### Data for the task
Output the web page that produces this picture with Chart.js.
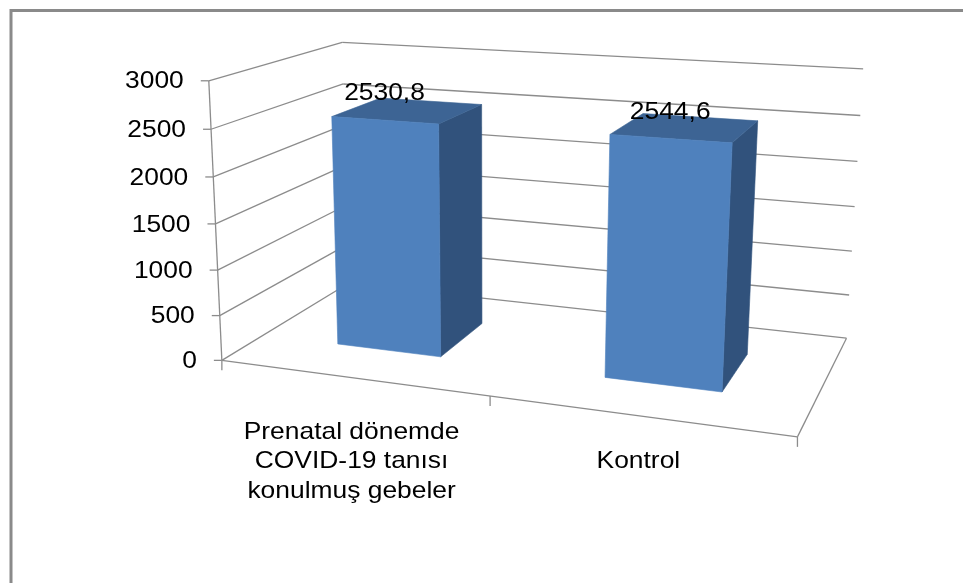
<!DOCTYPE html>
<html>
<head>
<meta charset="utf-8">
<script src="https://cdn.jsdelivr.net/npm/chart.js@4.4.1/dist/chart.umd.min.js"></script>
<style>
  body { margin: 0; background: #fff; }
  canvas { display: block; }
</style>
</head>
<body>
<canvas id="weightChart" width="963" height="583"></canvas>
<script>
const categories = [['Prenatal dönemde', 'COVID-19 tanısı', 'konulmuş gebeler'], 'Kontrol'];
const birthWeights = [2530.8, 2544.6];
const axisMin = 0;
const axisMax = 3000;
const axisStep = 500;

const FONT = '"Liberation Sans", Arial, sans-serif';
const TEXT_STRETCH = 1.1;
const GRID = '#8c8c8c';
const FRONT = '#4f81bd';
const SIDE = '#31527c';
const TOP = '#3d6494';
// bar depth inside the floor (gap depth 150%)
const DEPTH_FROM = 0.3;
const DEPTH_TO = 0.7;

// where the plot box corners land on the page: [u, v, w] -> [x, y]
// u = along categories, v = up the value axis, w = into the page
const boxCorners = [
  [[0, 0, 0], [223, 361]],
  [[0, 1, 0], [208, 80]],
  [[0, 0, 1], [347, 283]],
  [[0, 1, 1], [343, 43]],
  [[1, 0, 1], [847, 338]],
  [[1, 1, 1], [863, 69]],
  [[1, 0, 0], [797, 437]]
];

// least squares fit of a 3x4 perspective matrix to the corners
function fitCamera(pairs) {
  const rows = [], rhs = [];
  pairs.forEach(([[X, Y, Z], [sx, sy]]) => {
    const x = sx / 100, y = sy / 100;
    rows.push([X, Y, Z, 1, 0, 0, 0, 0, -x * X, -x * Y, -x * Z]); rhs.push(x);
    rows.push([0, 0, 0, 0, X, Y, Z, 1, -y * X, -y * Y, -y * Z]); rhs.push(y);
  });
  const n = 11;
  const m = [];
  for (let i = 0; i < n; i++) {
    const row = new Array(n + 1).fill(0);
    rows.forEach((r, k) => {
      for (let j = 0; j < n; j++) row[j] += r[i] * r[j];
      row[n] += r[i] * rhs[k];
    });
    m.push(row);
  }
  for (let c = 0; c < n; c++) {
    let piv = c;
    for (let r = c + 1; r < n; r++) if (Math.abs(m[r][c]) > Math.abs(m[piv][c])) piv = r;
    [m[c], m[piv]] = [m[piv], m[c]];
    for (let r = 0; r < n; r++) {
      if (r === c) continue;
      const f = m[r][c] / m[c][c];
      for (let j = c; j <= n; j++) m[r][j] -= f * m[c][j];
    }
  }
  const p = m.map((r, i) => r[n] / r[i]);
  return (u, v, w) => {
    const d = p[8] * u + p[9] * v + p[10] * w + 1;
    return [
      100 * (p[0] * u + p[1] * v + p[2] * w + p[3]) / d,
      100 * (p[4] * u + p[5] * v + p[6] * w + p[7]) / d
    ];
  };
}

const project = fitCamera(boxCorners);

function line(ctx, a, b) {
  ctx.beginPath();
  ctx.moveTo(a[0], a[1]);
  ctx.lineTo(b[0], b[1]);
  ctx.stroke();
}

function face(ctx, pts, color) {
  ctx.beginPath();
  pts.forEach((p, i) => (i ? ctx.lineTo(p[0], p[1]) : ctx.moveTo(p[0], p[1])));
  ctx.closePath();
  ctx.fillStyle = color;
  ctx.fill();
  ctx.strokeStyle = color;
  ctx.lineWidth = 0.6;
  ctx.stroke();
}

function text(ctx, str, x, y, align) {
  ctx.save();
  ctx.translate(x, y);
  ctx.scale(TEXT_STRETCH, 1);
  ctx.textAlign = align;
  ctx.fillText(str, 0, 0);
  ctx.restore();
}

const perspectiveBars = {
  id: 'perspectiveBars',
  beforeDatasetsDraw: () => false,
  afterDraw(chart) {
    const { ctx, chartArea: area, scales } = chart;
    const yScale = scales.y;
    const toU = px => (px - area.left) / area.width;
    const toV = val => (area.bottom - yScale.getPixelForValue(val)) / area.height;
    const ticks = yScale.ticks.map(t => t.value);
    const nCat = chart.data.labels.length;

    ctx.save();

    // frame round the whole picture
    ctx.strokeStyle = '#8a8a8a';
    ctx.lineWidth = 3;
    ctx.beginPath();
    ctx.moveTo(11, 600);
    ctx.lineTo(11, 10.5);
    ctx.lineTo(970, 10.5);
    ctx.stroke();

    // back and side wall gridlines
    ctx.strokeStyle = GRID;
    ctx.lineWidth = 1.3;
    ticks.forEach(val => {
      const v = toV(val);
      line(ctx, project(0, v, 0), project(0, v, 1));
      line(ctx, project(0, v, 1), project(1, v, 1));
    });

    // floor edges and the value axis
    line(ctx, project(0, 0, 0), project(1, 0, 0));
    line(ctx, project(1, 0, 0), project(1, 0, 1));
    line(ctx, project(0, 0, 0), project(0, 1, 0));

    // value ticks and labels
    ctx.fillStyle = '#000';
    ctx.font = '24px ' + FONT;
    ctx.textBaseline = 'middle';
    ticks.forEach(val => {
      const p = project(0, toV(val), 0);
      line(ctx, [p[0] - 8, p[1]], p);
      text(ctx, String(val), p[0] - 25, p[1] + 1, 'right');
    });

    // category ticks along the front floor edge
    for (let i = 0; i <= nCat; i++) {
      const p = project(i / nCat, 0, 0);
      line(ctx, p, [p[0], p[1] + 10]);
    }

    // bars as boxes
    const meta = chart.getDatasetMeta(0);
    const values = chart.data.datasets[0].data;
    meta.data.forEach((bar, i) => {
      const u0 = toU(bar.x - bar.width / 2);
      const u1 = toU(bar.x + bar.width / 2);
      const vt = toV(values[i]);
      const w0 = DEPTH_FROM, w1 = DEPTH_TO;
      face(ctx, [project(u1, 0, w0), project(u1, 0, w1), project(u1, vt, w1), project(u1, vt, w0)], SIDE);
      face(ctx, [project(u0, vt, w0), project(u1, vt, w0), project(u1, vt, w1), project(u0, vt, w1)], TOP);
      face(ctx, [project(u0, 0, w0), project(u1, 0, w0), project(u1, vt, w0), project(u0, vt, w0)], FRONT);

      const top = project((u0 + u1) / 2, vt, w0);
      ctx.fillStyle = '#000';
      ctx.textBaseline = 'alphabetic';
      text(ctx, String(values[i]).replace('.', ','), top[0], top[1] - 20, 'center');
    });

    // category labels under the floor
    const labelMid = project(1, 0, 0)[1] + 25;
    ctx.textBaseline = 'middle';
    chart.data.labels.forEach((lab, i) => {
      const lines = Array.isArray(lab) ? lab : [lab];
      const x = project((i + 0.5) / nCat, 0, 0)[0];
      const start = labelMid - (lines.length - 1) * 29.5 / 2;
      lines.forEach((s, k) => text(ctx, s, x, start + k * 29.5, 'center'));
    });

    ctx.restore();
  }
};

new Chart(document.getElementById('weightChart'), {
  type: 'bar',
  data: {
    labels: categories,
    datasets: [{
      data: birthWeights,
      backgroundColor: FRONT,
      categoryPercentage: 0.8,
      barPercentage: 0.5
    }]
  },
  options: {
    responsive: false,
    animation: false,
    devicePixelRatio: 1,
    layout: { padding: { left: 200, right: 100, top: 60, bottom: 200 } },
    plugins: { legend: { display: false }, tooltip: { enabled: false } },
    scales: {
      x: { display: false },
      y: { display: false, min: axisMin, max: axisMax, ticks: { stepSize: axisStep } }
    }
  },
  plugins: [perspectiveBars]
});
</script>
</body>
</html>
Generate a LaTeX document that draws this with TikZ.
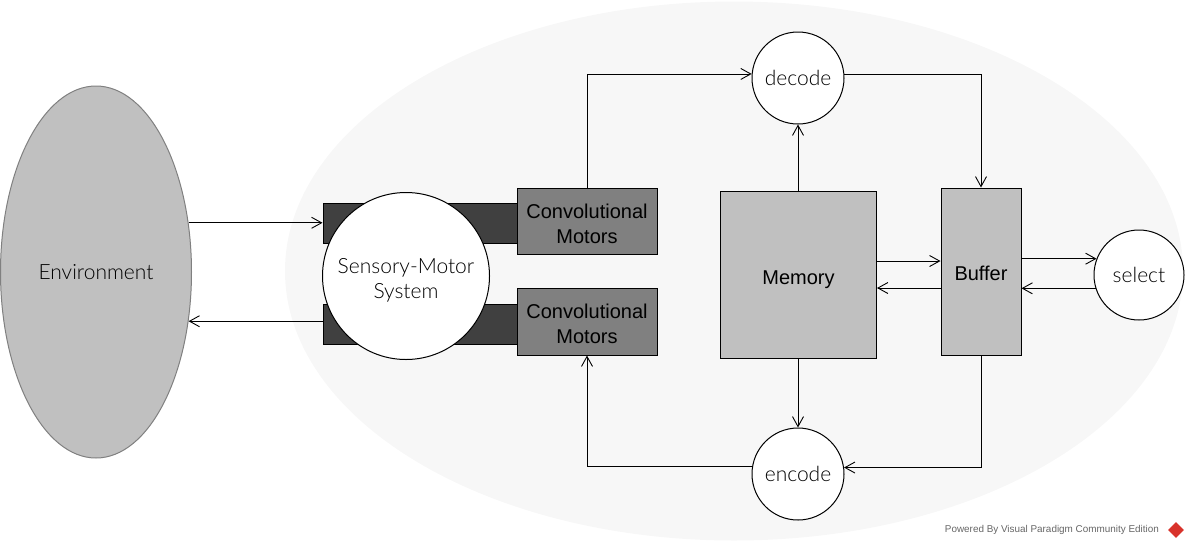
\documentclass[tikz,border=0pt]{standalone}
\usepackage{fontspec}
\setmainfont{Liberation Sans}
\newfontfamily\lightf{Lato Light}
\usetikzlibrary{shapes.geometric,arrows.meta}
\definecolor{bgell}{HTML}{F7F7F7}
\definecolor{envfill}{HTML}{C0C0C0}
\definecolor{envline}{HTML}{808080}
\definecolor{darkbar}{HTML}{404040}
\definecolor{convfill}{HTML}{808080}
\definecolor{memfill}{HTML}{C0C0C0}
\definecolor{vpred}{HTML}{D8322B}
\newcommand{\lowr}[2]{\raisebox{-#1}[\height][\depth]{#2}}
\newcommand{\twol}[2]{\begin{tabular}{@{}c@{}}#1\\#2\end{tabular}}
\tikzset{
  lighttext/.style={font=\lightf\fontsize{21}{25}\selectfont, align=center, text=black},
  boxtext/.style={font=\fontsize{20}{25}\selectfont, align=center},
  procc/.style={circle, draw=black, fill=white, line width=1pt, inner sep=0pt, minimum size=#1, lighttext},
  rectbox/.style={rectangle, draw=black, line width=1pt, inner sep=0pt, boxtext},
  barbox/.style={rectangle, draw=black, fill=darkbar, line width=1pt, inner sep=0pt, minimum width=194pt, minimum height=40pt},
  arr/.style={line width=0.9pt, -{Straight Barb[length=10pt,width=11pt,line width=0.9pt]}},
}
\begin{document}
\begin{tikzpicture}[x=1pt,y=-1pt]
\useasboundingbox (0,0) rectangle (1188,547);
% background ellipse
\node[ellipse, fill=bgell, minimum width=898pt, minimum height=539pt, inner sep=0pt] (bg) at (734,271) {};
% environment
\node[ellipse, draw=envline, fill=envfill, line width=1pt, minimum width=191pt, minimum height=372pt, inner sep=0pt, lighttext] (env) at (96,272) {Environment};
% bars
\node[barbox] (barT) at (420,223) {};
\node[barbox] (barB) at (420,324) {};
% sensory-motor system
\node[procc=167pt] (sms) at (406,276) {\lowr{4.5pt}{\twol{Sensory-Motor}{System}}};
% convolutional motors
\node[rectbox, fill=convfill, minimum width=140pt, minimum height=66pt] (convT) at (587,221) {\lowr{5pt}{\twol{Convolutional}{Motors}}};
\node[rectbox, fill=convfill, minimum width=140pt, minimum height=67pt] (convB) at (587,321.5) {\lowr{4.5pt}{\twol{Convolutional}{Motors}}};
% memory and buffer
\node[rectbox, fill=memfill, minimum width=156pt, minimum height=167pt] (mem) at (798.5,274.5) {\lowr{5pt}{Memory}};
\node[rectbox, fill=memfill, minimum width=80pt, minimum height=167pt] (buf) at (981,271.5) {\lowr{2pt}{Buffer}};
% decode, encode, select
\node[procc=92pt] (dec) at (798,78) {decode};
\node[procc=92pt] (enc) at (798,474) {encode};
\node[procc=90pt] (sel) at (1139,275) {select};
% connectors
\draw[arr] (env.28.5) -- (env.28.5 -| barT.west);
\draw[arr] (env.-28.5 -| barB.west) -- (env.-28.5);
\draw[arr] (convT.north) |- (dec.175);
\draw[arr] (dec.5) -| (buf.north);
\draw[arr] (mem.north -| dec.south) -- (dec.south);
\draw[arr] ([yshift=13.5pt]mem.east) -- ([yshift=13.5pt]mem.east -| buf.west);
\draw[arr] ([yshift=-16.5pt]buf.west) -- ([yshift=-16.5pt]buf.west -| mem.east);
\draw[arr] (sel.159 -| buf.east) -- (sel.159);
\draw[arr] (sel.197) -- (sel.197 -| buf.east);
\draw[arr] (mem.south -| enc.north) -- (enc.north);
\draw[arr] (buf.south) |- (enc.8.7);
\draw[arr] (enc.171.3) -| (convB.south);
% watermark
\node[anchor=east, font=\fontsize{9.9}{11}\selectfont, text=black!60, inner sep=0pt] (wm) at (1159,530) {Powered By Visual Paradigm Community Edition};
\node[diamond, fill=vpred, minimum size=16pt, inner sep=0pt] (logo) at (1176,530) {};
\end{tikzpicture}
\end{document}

### What is required
List all lines where "page" occurs.

### Response to this task
Output the web page that produces this picture with Chart.js.
// where the plot box corners land on the page: [u, v, w] -> [x, y]
// u = along categories, v = up the value axis, w = into the page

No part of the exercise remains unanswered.